Nas posições da matriz em que há valores negativos, ou seja, quando fatores sociais são impedimentos para os fatores tecnológicos, o pessoal envolvido no processo de concepção tem duas opções de atuação.

Primeiramente, podem planejar mudanças no sistema social. Por exemplo, quando colaboradores realizam tarefas individuais e o planejamento técnico prevê a implantação de equipes de trabalho, pode ser necessário o ataque a uma variedade de fatores individuais, organizacionais e culturais para proporcionar polivalência e trabalho em equipe. Mudanças podem incluir o desenvolvimento de habilidades de trabalho em equipe para operadores e gerência, desenvolvimento de uma cultura de respeito mútuo e cooperação entre equipes funcionais ou até mudanças na descrição de cargo.

A segunda opção para lidar com impedimentos é modificar o sistema técnico preliminar. Nos pontos em que foram identificados altos impedimentos, sendo a organização muito resistente às mudanças, algum meio termo pode ser negociado na implementação das mudanças técnicas planejadas. Além disso, para esses casos, as mudanças podem ser feitas de maneira incremental, por meio de esforços de melhoria contínua (Kaizen).

4. Implementação do sistema sócio-técnico

Uma boa metodologia de gerenciamento de projetos e suas ferramentas podem ser importantes fatores de sucesso na implantação das mudanças, mantendo o registro das conquistas realizadas.

Conclusão

Enquanto a literatura está repleta de casos de sucesso de implantação do Lean, em um número ainda maior de casos, os resultados conquistados foram apenas uma pequena fração dos resultados planejados.

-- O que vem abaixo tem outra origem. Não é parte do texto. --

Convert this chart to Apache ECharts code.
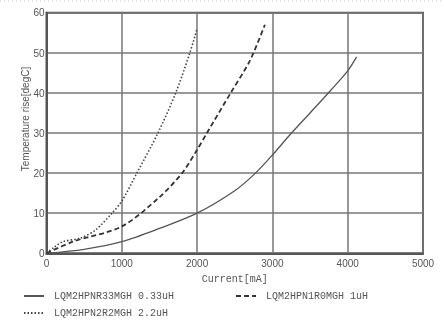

Os motivos para a não realização total desses resultados podem ter como causa a falta de planejamento de um sistema técnico-social robusto. A metodologia mostrada neste artigo auxilia nessa busca pelos resultados, desde o mapeamento do fluxo de valor, procedendo por uma variedade de etapas de concepção, teste, adaptação e implantação, sempre levando em conta a otimização conjunta dos sistemas técnicos e sociais da organização. Essa otimização do sistema sócio-técnico incrementa as recompensas das iniciativas Lean, melhorando ainda mais os resultados da organização.